Originally Posted by Kaitlynn
In September, Spain caused a furore in the fashion world when Madrid barred models below a certain weight from its Fashion Week. Models with a BMI (body mass index) of less than 18 were gave many others pause for thought when it emerged that Ana Carolina Reston's BMI was just 13.5 - the World Health Organisation consider a BMI of 15 as an indicator of starvation.

This is truly a shocking statistic, especially because, from her pictures, this model who died had a figure that was almost exactly identical to 99% of the models in the business. That means that MANY of the industry's models are also in this life-threatening category - life-threatening for themselves, and for the women who emulate them.

What is especially troubling is who the media puts on TV, whenever they treat the issue of banning underweight models. It's always either:

(a) two-bit authors out to shell style books. Very "informed" individuals. (Not.)
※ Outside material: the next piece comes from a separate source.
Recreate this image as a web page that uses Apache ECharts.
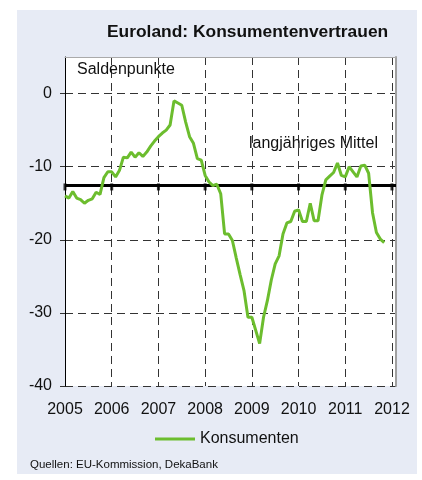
<!DOCTYPE html>
<html><head><meta charset="utf-8">
<script src="https://cdn.jsdelivr.net/npm/echarts@6/dist/echarts.min.js"></script>
<style>
html,body{margin:0;padding:0;background:#fff}
#wrap{position:relative;width:422px;height:480px}
#panel{position:absolute;left:17px;top:10px;width:400px;height:464px;background:#e7ebf5}
#c{position:absolute;left:0;top:0;width:422px;height:480px}
</style>
</head><body><div id="wrap"><div id="panel"></div><div id="c"></div></div>
<script>
// Monthly values, Saldenpunkte (Jan ... Dec)
const kons2005 = [-14.0, -14.3, -13.4, -14.3, -14.5, -15.0, -14.6, -14.4, -13.5, -13.8, -11.5, -10.7];
const kons2006 = [-10.7, -11.4, -10.5, -8.7, -8.8, -8.0, -8.7, -8.1, -8.6, -8.0, -7.2, -6.5];
const kons2007 = [-5.9, -5.4, -5.0, -4.3, -1.0, -1.3, -1.6, -3.9, -5.9, -6.8, -8.9, -9.1];
const kons2008 = [-11.2, -12.1, -12.6, -12.4, -13.7, -19.2, -19.2, -20.1, -22.5, -24.8, -27.0, -30.6];
const kons2009 = [-30.6, -32.4, -34.2, -30.6, -28.3, -25.5, -23.3, -22.2, -19.2, -17.7, -17.5, -16.1];
const kons2010 = [-15.9, -17.5, -17.5, -15.0, -17.4, -17.4, -13.9, -11.8, -11.3, -10.8, -9.5, -11.2];
const kons2011 = [-11.4, -10.0, -10.7, -11.4, -9.9, -9.8, -10.9, -16.3, -19.0, -19.9, -20.4];
const years = [2005, 2006, 2007, 2008, 2009, 2010, 2011];
const yearTicks = [2005, 2006, 2007, 2008, 2009, 2010, 2011, 2012];
const longTermMean = -12.5;
const yTicks = [-40, -30, -20, -10, 0];

const byYear = [kons2005, kons2006, kons2007, kons2008, kons2009, kons2010, kons2011];
const points = [];
byYear.forEach((arr, yi) => arr.forEach((v, m) => points.push([years[yi] + m / 12, v])));

const FONT = 'Liberation Sans, Arial, sans-serif';
const chart = echarts.init(document.getElementById('c'));
chart.setOption({
  animation: false,
  backgroundColor: 'transparent',
  title: [
    { text: 'Euroland: Konsumentenvertrauen', left: 107, top: 24, padding: 0,
      textStyle: { fontFamily: FONT, fontSize: 17.4, fontWeight: 'bold', color: '#111' } },
    { text: 'Saldenpunkte', left: 77, top: 62, padding: 0,
      textStyle: { fontFamily: FONT, fontSize: 16, fontWeight: 'normal', color: '#111' } },
    { text: 'langjähriges Mittel', left: 249, top: 136, padding: 0,
      textStyle: { fontFamily: FONT, fontSize: 16, fontWeight: 'normal', color: '#111' } },
    { text: 'Quellen: EU-Kommission, DekaBank', left: 30, top: 459, padding: 0,
      textStyle: { fontFamily: FONT, fontSize: 11.5, fontWeight: 'normal', color: '#111' } }
  ],
  legend: {
    data: ['Konsumenten'], left: 155, top: 431, padding: 0,
    icon: 'rect', itemWidth: 40, itemHeight: 3, itemGap: 5,
    textStyle: { fontFamily: FONT, fontSize: 16, color: '#111', padding: [0, 0, 0, 0] }
  },
  grid: { left: 65, right: 26, top: 57, bottom: 94, show: true, backgroundColor: '#fff', borderWidth: 0 },
  xAxis: [{
    type: 'value', min: 2005, max: 2012.086, interval: 1,
    axisLine: { show: false }, axisTick: { show: false },
    axisLabel: { fontFamily: FONT, fontSize: 16, color: '#111', margin: 16,
      formatter: v => Number.isInteger(v) ? String(v) : '' },
    splitLine: { show: true, lineStyle: { color: '#333', type: [8, 5], width: 1 } }
  }, {
    type: 'value', position: 'top', min: 2005, max: 2012.086,
    axisLine: { show: true, onZero: false, lineStyle: { color: '#aaa', width: 1 } },
    axisTick: { show: false }, axisLabel: { show: false }, splitLine: { show: false }
  }],
  yAxis: [{
    type: 'value', min: -40, max: 5, interval: 10,
    axisLine: { show: true, onZero: false, lineStyle: { color: '#000', width: 1 } },
    axisTick: { show: true, length: 5, lineStyle: { color: '#333' },
      customValues: yTicks },
    axisLabel: { fontFamily: FONT, fontSize: 16, color: '#111', margin: 13,
      customValues: yTicks, formatter: v => String(v) },
    splitLine: { show: true, lineStyle: { color: '#333', type: [8, 5], width: 1 } }
  }, {
    type: 'value', position: 'right', min: -40, max: 5,
    axisLine: { show: true, onZero: false, lineStyle: { color: '#a0a0a0', width: 2 } },
    axisTick: { show: false }, axisLabel: { show: false }, splitLine: { show: false }
  }],
  series: [{
    name: 'Konsumenten', type: 'line', data: points, showSymbol: false, symbol: 'none',
    xAxisIndex: 0, yAxisIndex: 0, z: 5,
    color: '#6cbd2e',
    lineStyle: { color: '#6cbd2e', width: 3 },
    markLine: {
      silent: true, symbol: 'none', label: { show: false },
      lineStyle: { color: '#000', width: 3, type: 'solid' },
      data: [{ yAxis: longTermMean }]
    }
  }, {
    name: 'ticks', type: 'scatter', symbol: 'rect', symbolSize: [3, 7], symbolOffset: [0, 2],
    data: yearTicks.map(y => [y, longTermMean]), itemStyle: { color: '#000' }, z: 6, silent: true
  }]
});
</script>
</body></html>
(b) fashion magazine editors. Gee, I wonder what THEY will say? That's like getting a tobacco company CEO to talk "objectively" about the dangers of smoking. And of course, they self-servingly try to deflect blame from themselves by saying, "This is a complex issue and emaciated models aren't the ONLY cause of anorexia." Yes, but they are ONE of the causes!!! That's reason enough to protect the public from their harmful influence.

That's like saying smoking isn't the ONLY cause of lung cancer. Yes, but it's ONE of the causes! That's bad enough to warrant regulation.

E.coli doesn't cause ALL bacteria-related deaths, but it causes some. That makes it a health hazard from which the public MUST be protected.

One medical study after another has conclusively linked images of underweight models to promoting eating disorders, and these people are allowed to appear on TV and pretend that these fact don't exist. Why doesn't some responsible reporter stick these reports and studies right in these editors' faces, and ask, "What do you have to say for yourself now?" Here is PROOF that the images you create, the models you use, ARE part of the problem."

The media has been going after other industries for years (60 Minutes does nothing but this sort of thing). Why does the fashion industry get a pass?

How many more people have to DIE before they are held accountable?